Like every other game in this series, you will be solving puzzles and they get harder as the game goes on. Trust me, you will need to collect as many hint coins as possible and some of them will be sent to the riddle shack if you fail to solve them in time. However, in order to advance further in the game, you will need to backtrack and solve a few more puzzles. The puzzles also reward items that are necessary for completing the three mini-games. In this game, they are the delivering parrot, the toy car and the picture books. The parrot delivers items to various characters in the game and once he finishes the last delivery, you have a new companion to help you collect hint coins. The toy car comes with various courses and is actually my favorite of the mini games, and not only because of the animation and the arrows. It also gives you a glimpse into Luke’s character. Despite how hard he tries to be an adult, he’s still a ten-year old kid who likes to play every once in a while. The picture books are incomplete and it is your job to collect various drawings and finish each story. When you’re through with the story and the mini-games, you unlock Layton’s Challenges and when you’ve completed those, you unlock profiles, art, sound clips and various other special features. If that’s not enough, you can download new puzzles using the Wi-Fi on your Nintendo DS. In other words, not really that different from other Professor Layton games, but sometimes consistency is not such a bad thing.

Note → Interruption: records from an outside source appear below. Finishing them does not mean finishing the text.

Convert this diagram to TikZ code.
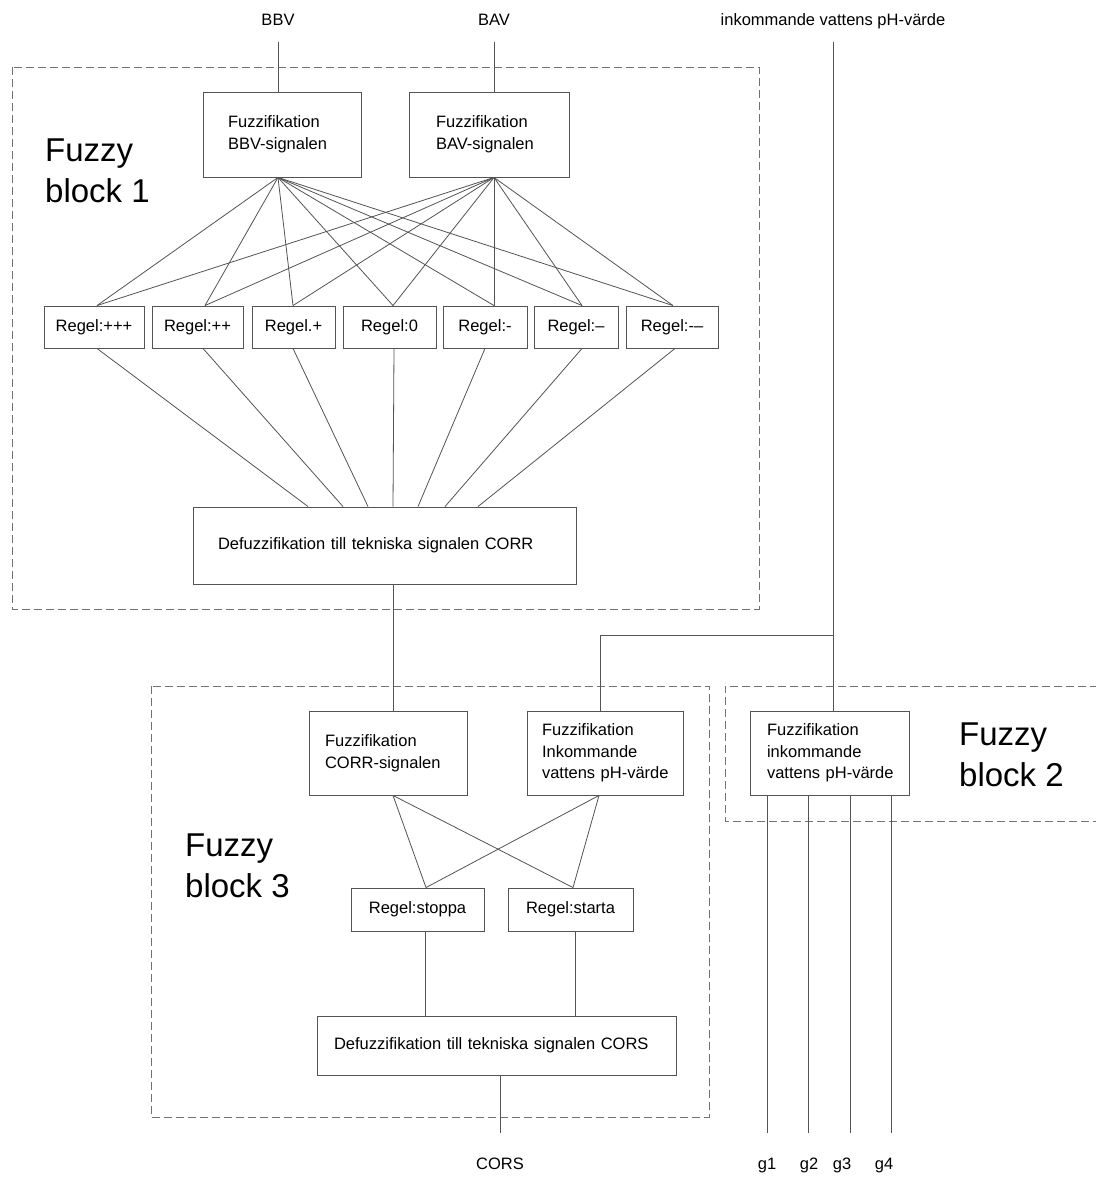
\documentclass[tikz,border=0pt]{standalone}
\usepackage{fontspec}
\setmainfont{Liberation Sans}
\usetikzlibrary{calc}
\definecolor{lc}{gray}{0.33}
\definecolor{dc}{gray}{0.45}
\newcommand\dsmall{\fontsize{16.5}{21.7}\selectfont}
\newcommand\dbig{\fontsize{33}{41}\selectfont}
\begin{document}
\begin{tikzpicture}[x=1pt,y=-1pt,
  conn/.style={draw=lc, line width=0.8pt},
  fbox/.style={draw=lc, line width=0.9pt, inner ysep=0pt, align=left, font=\dsmall},
  rbox/.style={draw=lc, line width=0.9pt, inner sep=0pt, align=center, font=\dsmall, minimum height=42pt},
  grp/.style={draw=dc, line width=0.9pt, dash pattern=on 8pt off 4pt},
  lbl/.style={font=\dsmall, inner sep=0pt},
  big/.style={font=\dbig, align=left, inner sep=0pt, anchor=base west}
]
\useasboundingbox (0,0) rectangle (1095,1177);
\fill[white] (0,0) rectangle (1095,1177);

% groups
\draw[grp] (12,67) rectangle (759,609);
\draw[grp] (151,686) rectangle (709,1117);
\draw[grp] (1110,686) -- (725,686) -- (725,821) -- (1110,821);

% group titles (base = baseline of the last line)
\node[big] (fb1) at (45,203) {Fuzzy\\block 1};
\node[big] (fb2) at (959,786) {Fuzzy\\block 2};
\node[big] (fb3) at (185,897) {Fuzzy\\block 3};

% top labels
\node[lbl, anchor=base] (bbv) at (278,26) {BBV};
\node[lbl, anchor=base] (bav) at (494,26) {BAV};
\node[lbl, anchor=base] (phl) at (833,26) {inkommande vattens pH-värde};

% block 1
\node[fbox, minimum width=158pt, minimum height=85pt, text width=108pt, inner xsep=25pt] (bbvf) at (282,134.5) {\mbox{Fuzzifikation}\\\mbox{BBV-signalen}};
\node[fbox, minimum width=160pt, minimum height=85pt, text width=106pt, inner xsep=27pt] (bavf) at (489,134.5) {\mbox{Fuzzifikation}\\\mbox{BAV-signalen}};

\node[rbox, minimum width=100pt] (r1) at (94,327) {Regel:+++};
\node[rbox, minimum width=91pt] (r2) at (197.5,327) {Regel:++};
\node[rbox, minimum width=83pt] (r3) at (293.5,327) {Regel.+};
\node[rbox, minimum width=93pt] (r4) at (389.5,327) {Regel:0};
\node[rbox, minimum width=84pt] (r5) at (485,327) {Regel:-};
\node[rbox, minimum width=84pt] (r6) at (576,327) {Regel:–};
\node[rbox, minimum width=92pt] (r7) at (672,327) {Regel:-–};

\node[fbox, minimum width=383pt, minimum height=77pt, text width=333pt, inner xsep=25pt] (d1) at (384.5,545.5) {\mbox{Defuzzifikation till tekniska signalen CORR}};

% block 3
\node[fbox, minimum width=158pt, minimum height=84pt, text width=126pt, inner xsep=16pt] (corrf) at (388,753) {\mbox{Fuzzifikation}\\\mbox{CORR-signalen}};
\node[fbox, minimum width=156pt, minimum height=84pt, text width=126pt, inner xsep=15pt] (phf3) at (605,753) {\mbox{Fuzzifikation}\\\mbox{Inkommande}\\\mbox{vattens pH-värde}};
\node[rbox, minimum width=133pt, minimum height=43pt] (stoppa) at (417.5,909.5) {Regel:stoppa};
\node[rbox, minimum width=125pt, minimum height=43pt] (starta) at (570.5,909.5) {Regel:starta};
\node[fbox, minimum width=359pt, minimum height=59pt, text width=325pt, inner xsep=17pt] (d2) at (496.5,1045.5) {\mbox{Defuzzifikation till tekniska signalen CORS}};

% block 2
\node[fbox, minimum width=159pt, minimum height=84pt, text width=125pt, inner xsep=17pt] (phf2) at (829.5,753) {\mbox{Fuzzifikation}\\\mbox{inkommande}\\\mbox{vattens pH-värde}};

% inputs
\coordinate (bbvin) at (278,42);
\coordinate (bavin) at (494,42);
\coordinate (phin) at (833,42);
\draw[conn] (bbvin) -- ([xshift=-4pt]bbvf.north);
\draw[conn] (bavin) -- ([xshift=5pt]bavf.north);
\draw[conn] (phin) -- ([xshift=3.5pt]phf2.north);
\coordinate (phjoin) at (833,635);
\draw[conn] ([xshift=-5pt]phf3.north) |- (phjoin);

% fuzzification to rules
\foreach \r/\o in {r1/3,r2/7.5,r3/-0.5,r4/3.5,r5/9,r6/6,r7/1} {
  \draw[conn] ([xshift=-4pt]bbvf.south) -- ([xshift=\o pt]\r.north);
  \draw[conn] ([xshift=5pt]bavf.south) -- ([xshift=\o pt]\r.north);
}
% rules to defuzzification
\foreach \r/\o/\d in {r1/3/-76.5, r2/5.5/-41.5, r3/-0.5/-16.5, r4/4.5/8.5, r5/0/33.5, r6/6/60.5, r7/3/93.5} {
  \draw[conn] ([xshift=\o pt]\r.south) -- ([xshift=\d pt]d1.north);
}
\draw[conn] ([xshift=8.5pt]d1.south) -- ([xshift=5pt]corrf.north);

% block 3 connections
\draw[conn] ([xshift=5pt]corrf.south) -- ([xshift=8.5pt]stoppa.north);
\draw[conn] ([xshift=5pt]corrf.south) -- ([xshift=2.5pt]starta.north);
\draw[conn] ([xshift=-6pt]phf3.south) -- ([xshift=8.5pt]stoppa.north);
\draw[conn] ([xshift=-6pt]phf3.south) -- ([xshift=2.5pt]starta.north);
\draw[conn] ([xshift=7.5pt]stoppa.south) -- ([xshift=7.5pt]stoppa.south |- d2.north);
\draw[conn] ([xshift=4.5pt]starta.south) -- ([xshift=4.5pt]starta.south |- d2.north);
\coordinate (corsend) at (500,1133);
\draw[conn] ([xshift=3.5pt]d2.south) -- (corsend);
\node[lbl, anchor=base] (cors) at (500,1169) {CORS};

% outputs of block 2
\foreach \i/\x/\lx in {1/767/767, 2/808/809, 3/850/842, 4/891/884} {
  \coordinate (gend\i) at (\x,1133);
  \draw[conn] (phf2.south -| gend\i) -- (gend\i);
  \node[lbl, anchor=base] (g\i) at (\lx,1169) {g\i};
}
\end{tikzpicture}
\end{document}
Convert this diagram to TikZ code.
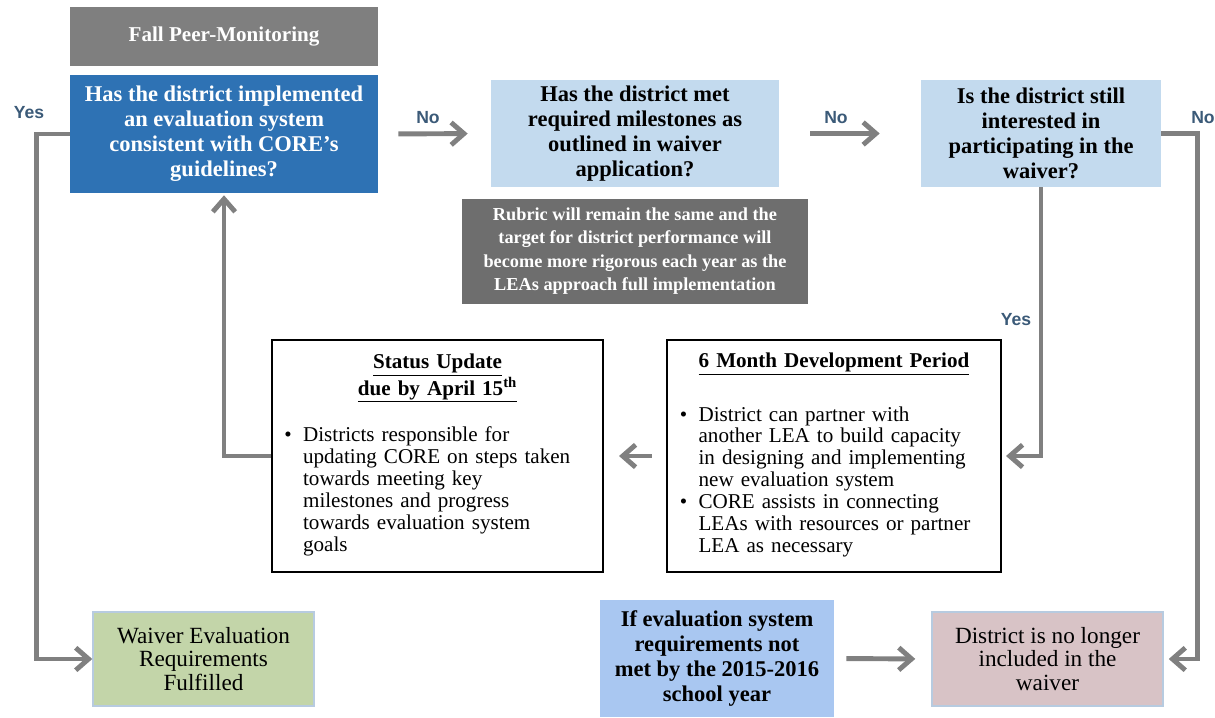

Not only is the game fun and challenging, it is also a compelling story with true characters. The story was filled with twists and turns that I honestly did not see coming and the characters show a hidden depth that will surprise you. For the first time in this series, I actually cried. I give this game a ten out of ten. I was going to give it an eight or a nine, but the fact that the game emotionally affected me brought it up to a full ten.